Can anyone here shed any light on this issue? if it's true, what may be being done about it or if it is at all even being acknowledged as an issue (or a windfall) by our dear friends at Microsoft.

Interested and eager to read your replies.

Cheers

antspants (Sin)

What issue are you having that requires you to update the bios?

Hi Navy, I always update a BIOS regardless if I have an issue or not. When a new BIOS comes out for my board I load it. Call it preventative, OCD, whatever but I believe it should be my right to update my own hardware without fear of being disadvantaged.
I'm really just interested in the facts of my inquiry more than a BIOS discussion.

Apart from my own fears I find it to be an extremely important issue. I don't believe any company should be able to dictate how I treat my property as long as I am not disrespecting or abusing theirs.

I'd really appreciate some knowledge on this if any is available.

As with any situation, there will be people that tell you that upgrading their bios caused Windows 10 to deactivate and there will be those that will say that's nonsense. This single thread contains both:
Windows 10 Activation Gone After BIOS Update!

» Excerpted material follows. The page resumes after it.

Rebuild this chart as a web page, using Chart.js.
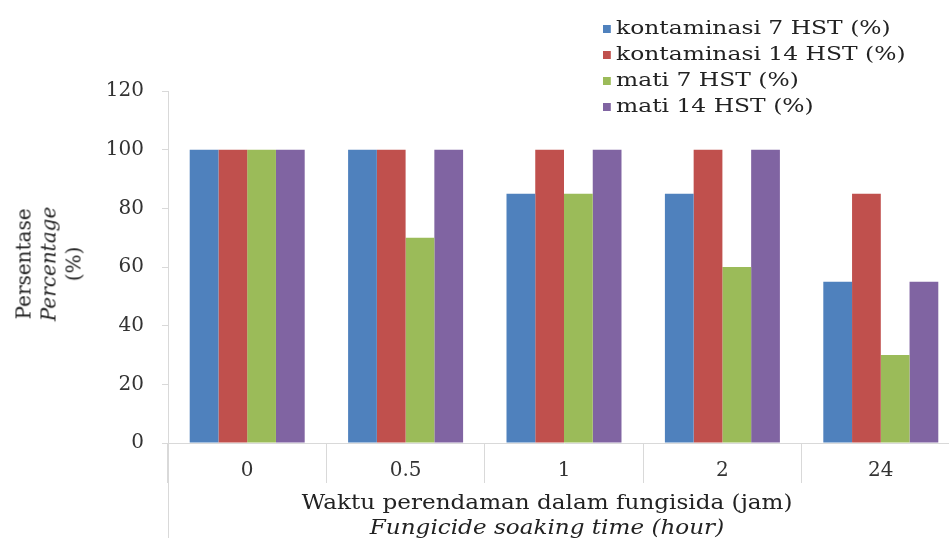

The real answer, I think, is could the updated bios cause Windows 10 to deactivate? I think it is possible. Is it supposed to happen? I don't think so. Looks like one of the biggest questions is, will you have the old bios file that you can revert back to if Windows 10 does not stay activated? That would seem to be the easy workaround if it doesn't stay activated. Or if it doesn't stay activated you could call Microsoft and complain loudly and longly and hopefully they would give you a unique product key to activate your Windows 10 with and you would really be the winner then.

Myself, before I flashed my BIOS it would be ready, at this point in time, to reinstall a Windows 7, 8 or 8.1 and redo the upgrade if Microsoft absolutely refused to give me a product key if my Windows 10 deactivated which I would hope that I would not have to do.

If a BIOS upgrade deactivates Windows, I consider this a bug in the Windows operating system. If Microsoft then gives you a new key, then you can maybe call that "nice" or whatever, but this only is a workaround, not a bugfix. The bugfix would be to make sure Windows really stays activated when it in fact should.

Ok thanks, and thanks for that link I am off yto read the posts.
however my first thoughts on what you said is that if I was to;

A. Backup my BIOS.
B. Update with the new BIOS
C. Find that updating has deactivated my install.
D. Downgraded to my backed up BIOS

Wouldn't the new fingerprint already have been sent to Microsoft servers? Meaning Microsoft now looks at me as xyz non activated, do we think that the system is smart enough to say "Oh its xyz back again, with the original BIOS, re-activate" ?
EDIT: I see it worked for the guy in that link

@Joergi, I agree, this surely is a bug. Or a clever way to get people to pay after all :P

If I was you I think I'd just call Microsoft and see if they can fix it for you. They should be able to.
I don't like messing around with the bios.. especially reflashing to an earlier version - sounds dangerous and it might not help anyway.
Jim

@antspants
I just updated my BIOS a couple weeks ago with no negative effects, it was for the PC in my specs and 4 versions higher, extra for Windows 10.
Just a bit more information for you

Wouldn't the new fingerprint already have been sent to Microsoft servers? Meaning Microsoft now looks at me as xyz non activated, do we think that the system is smart enough to say "Oh its xyz back again, with the original BIOS, re-activate" ?
EDIT: I see it worked for the guy in that link
A failed activation won't push anything to Microsoft activation servers. That's also why people who have attempted to install the wrong version of Windows 10 and get an activation failure can go back and install the correct version and it will activate.

I have never updated my BIOS. I have read so much against it that I am thinking that it is not a good idea. I have an Asus Z-97 A motherboard and it works just fine.